Another simply said, ‘Return if Possible’ — Nicky.
And another, ‘Your memory will live on just like the candle that lights a dark room; your memory shall shine too, but brighter’.
“It is sad that he died; we didn’t really know him but I heard he was a really great man,” first-year Humanities student Renee Francis and a resident at the hall says.
“I feel I missed out… but the fact that he is so recognised for someone who contributed to the arts also tells you something,” she notes further.
James Johnson, second-year Humanities student and also an on-hall resident, says “his work speaks volumes. He has left a legacy that is worth emulating in terms of his achievements educationally and in the arts”.
For Emerson Johnson, past resident advisor at Rex Nettleford Hall, the professor had made an “inestimable contribution”.
“He brought tremendous vision to academics. His insight was remarkable. He focused on seeing to it that as an emerging region of people, education was at the forefront. We have moved forward through his vision for us as a region and as a people,” he adds.
Donna Mae Jackson, student services and development manager, is today still struck by Nettleford’s ability to walk with kings and not lose the common touch.
“For someone who had achieved so much and was known as a cultural and intellectual icon it was just amazing how humble he was. He never imposed, he just guided,” she says.
She, too, has regrets. She, too, had hoped it was all a ruse.
“I didn’t believe at first, and even when I heard the news all over I didn’t expect that because I knew he was a fighter and he wasn’t sick so I thought he would be back,” she says.
“One of the reasons I was so sad, we have a week of celebrations every year in February for the hall and the reason we had chosen February was because it was the month he was born.
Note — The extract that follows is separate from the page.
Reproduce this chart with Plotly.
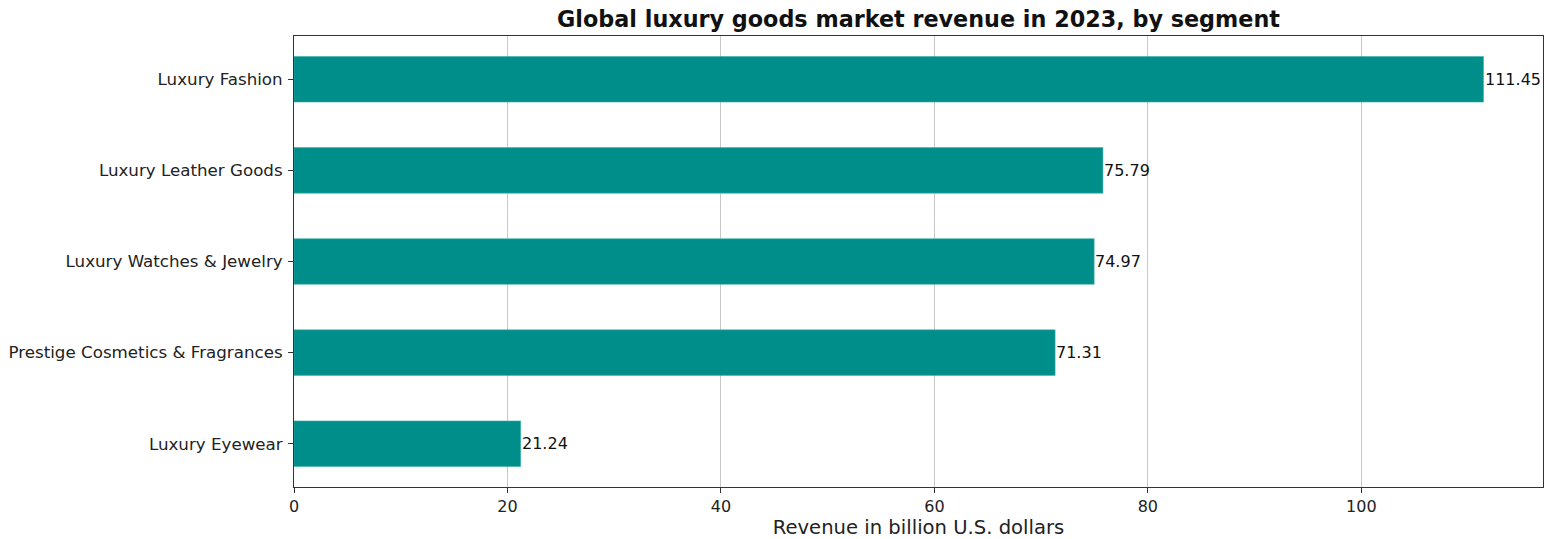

“The last two years he had engagements in France so he could not make it. This year we spoke and he said he would want to be here this year.
“It’s for me like a double tragedy in that we didn’t even get to have him one last time,” she says.
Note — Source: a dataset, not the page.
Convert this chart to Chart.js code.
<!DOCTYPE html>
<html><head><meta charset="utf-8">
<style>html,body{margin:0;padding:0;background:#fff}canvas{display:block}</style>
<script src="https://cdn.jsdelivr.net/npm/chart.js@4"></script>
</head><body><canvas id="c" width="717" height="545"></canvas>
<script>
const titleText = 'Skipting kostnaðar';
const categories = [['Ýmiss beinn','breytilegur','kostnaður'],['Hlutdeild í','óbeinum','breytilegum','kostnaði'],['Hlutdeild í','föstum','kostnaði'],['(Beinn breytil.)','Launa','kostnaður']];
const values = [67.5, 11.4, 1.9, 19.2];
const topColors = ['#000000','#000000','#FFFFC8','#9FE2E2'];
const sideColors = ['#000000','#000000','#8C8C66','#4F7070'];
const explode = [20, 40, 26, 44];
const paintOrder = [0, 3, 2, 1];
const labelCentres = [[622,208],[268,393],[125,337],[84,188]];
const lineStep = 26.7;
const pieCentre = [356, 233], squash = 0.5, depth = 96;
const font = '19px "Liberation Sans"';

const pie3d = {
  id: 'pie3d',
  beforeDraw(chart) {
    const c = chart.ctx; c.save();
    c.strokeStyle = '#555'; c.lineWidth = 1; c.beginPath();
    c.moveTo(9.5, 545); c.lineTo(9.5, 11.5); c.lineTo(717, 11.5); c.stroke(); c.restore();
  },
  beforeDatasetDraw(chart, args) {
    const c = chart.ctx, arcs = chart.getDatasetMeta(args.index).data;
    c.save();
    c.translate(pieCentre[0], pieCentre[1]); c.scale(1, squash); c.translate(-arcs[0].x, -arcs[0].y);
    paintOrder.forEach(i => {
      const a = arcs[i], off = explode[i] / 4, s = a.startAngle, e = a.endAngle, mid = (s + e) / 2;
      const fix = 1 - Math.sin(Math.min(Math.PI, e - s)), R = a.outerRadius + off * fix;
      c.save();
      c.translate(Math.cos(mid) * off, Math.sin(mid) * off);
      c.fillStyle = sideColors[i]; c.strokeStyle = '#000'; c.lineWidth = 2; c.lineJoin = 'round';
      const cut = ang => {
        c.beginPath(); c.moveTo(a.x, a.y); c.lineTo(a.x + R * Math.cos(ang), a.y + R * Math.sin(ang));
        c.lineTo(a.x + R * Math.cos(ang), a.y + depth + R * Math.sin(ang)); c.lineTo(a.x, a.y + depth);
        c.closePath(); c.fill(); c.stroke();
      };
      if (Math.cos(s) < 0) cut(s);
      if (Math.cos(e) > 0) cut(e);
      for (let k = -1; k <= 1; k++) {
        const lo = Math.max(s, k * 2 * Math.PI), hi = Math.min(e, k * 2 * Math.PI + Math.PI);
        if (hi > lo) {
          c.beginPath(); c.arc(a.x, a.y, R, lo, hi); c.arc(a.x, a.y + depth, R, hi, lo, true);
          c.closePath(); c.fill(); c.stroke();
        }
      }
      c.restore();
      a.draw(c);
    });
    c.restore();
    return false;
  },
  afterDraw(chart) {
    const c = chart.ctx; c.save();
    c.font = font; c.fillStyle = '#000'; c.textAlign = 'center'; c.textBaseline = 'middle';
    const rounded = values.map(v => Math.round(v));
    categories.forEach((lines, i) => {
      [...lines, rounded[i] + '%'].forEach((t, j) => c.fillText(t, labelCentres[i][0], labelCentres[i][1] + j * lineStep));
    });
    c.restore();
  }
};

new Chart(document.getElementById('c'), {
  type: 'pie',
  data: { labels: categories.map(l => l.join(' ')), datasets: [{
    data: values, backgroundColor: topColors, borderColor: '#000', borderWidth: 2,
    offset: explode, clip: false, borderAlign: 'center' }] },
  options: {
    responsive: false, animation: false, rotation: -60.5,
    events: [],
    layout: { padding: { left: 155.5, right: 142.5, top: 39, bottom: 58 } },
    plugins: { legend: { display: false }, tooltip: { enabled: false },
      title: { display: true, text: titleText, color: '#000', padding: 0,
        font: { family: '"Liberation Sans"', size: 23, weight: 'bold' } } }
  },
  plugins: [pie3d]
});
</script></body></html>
For Professor Roy Augier, who taught Nettleford during his days as a student at the university and later co-lectured a course on history and politics with him at the Caribbean Institute of Media and Communication, Nettleford was an arrow drawn and released, that surely met its target.
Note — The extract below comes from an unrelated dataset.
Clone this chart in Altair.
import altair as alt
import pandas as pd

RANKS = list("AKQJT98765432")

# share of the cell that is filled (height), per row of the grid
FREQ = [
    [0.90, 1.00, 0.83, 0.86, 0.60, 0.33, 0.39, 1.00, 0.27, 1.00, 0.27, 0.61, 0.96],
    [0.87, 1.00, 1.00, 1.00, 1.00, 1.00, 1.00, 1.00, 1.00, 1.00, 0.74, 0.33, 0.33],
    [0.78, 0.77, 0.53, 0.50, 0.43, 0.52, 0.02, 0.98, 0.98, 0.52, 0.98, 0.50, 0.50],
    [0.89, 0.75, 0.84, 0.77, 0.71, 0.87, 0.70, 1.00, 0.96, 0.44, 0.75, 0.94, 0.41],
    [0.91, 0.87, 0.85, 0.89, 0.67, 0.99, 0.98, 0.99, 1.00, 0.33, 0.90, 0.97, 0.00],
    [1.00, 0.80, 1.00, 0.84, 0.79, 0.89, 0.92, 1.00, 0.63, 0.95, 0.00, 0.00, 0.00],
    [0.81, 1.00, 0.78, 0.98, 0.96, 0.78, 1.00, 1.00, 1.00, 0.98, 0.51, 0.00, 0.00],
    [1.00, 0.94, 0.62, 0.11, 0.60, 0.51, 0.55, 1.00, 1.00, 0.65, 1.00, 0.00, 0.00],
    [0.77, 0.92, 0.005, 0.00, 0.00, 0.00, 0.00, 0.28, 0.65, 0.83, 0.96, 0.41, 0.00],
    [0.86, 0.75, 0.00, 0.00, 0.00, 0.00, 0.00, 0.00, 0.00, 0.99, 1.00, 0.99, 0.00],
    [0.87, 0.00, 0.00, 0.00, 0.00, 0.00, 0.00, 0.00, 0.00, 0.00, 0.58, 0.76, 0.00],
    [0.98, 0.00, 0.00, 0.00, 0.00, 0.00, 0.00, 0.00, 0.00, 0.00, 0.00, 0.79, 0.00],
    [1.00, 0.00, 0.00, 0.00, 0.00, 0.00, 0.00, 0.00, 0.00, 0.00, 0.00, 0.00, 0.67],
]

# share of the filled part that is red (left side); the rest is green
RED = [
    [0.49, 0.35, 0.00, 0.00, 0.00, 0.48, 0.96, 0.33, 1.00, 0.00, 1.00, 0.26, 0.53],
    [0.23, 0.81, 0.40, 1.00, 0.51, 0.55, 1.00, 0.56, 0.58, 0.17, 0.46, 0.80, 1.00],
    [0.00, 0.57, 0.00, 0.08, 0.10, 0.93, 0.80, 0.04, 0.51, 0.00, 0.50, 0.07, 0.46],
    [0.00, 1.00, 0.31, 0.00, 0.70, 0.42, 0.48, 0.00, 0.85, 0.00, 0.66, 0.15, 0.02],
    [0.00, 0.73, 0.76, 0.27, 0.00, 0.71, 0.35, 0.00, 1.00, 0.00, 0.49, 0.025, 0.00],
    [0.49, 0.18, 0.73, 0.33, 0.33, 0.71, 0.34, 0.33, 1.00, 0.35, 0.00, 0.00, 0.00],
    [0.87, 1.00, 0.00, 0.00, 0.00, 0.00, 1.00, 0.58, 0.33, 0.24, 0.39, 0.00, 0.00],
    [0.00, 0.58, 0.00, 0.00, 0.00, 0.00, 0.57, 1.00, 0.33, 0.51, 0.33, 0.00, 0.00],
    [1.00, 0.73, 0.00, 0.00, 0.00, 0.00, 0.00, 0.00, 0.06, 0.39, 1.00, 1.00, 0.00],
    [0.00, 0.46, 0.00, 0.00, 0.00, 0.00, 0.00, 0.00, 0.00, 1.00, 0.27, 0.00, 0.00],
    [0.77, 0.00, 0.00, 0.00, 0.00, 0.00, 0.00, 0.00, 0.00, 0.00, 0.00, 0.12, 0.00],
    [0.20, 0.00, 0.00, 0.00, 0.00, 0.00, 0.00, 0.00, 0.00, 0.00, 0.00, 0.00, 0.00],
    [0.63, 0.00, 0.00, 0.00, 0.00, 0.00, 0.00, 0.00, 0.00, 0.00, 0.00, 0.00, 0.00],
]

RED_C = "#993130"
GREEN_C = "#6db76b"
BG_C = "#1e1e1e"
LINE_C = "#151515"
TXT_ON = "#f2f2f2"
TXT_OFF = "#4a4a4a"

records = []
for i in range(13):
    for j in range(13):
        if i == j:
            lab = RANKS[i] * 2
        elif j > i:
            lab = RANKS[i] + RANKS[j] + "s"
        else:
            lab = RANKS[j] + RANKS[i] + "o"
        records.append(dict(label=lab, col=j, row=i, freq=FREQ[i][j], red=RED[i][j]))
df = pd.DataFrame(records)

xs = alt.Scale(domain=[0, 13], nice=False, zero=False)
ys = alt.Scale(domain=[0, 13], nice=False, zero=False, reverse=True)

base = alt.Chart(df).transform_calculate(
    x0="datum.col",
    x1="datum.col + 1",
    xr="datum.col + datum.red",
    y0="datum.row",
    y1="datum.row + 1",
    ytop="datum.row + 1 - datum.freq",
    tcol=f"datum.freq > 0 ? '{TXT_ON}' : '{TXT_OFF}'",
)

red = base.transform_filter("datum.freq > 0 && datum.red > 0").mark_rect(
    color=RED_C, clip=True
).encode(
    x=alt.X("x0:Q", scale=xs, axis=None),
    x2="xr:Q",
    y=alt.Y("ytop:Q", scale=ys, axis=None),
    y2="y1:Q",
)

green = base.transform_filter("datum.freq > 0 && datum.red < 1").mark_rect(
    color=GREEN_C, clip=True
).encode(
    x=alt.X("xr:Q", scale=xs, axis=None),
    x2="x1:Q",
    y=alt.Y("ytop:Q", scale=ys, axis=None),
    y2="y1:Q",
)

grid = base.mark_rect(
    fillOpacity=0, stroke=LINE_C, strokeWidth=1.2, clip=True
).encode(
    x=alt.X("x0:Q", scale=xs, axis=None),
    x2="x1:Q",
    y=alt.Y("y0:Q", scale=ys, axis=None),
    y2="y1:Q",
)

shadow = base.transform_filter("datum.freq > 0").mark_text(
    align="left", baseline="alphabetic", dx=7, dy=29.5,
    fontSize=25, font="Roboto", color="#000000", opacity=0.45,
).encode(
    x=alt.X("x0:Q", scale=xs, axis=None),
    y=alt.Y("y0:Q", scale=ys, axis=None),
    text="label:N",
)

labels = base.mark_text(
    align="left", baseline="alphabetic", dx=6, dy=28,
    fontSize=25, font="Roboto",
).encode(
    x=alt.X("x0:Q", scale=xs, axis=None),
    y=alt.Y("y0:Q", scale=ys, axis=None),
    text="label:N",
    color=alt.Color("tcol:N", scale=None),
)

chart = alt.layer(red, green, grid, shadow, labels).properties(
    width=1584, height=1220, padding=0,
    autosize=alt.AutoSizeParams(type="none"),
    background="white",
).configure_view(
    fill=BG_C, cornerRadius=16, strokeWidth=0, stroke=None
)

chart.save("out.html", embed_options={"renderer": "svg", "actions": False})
“I taught him in the second half of the 50s. He was very bright and very active as a student on campus, foreshadowing what he was going to do later on,” says Augier.
The combination of his scholarship and his activities on campus made him a very powerful contender for the Rhodes Scholarship and when he applied he got it and there were no surprises there, nor was it a surprise that he decided — unlike other scholars before and after him — not to do a degree in law but to excel in politics.
“There were signs. His activities on campus as a student, foreshadowed what he would do in life,” says Augier.
He says the dance company, which is one of Nettleford’s most visible contributions, “is an emanation of his interest in Jamaican, African, Caribbean and urban culture”.
“I see Rex’s life as based on a sustained effort in all its directions to propagate the value of our own culture, to make persons understand it because there are these inherent divisions of class, divisions of those who glorify European culture at the expense of our own African derived culture. His work tells us don’t try to deal with them at the expense of one or other,” he reflects.
From all accounts, the man who sprang from Falmouth on Jamaica’s north coast in 1933, when he returns to the dust of the proud country that bore him will be indeed remembered as a most strident Voice from the Caribbean.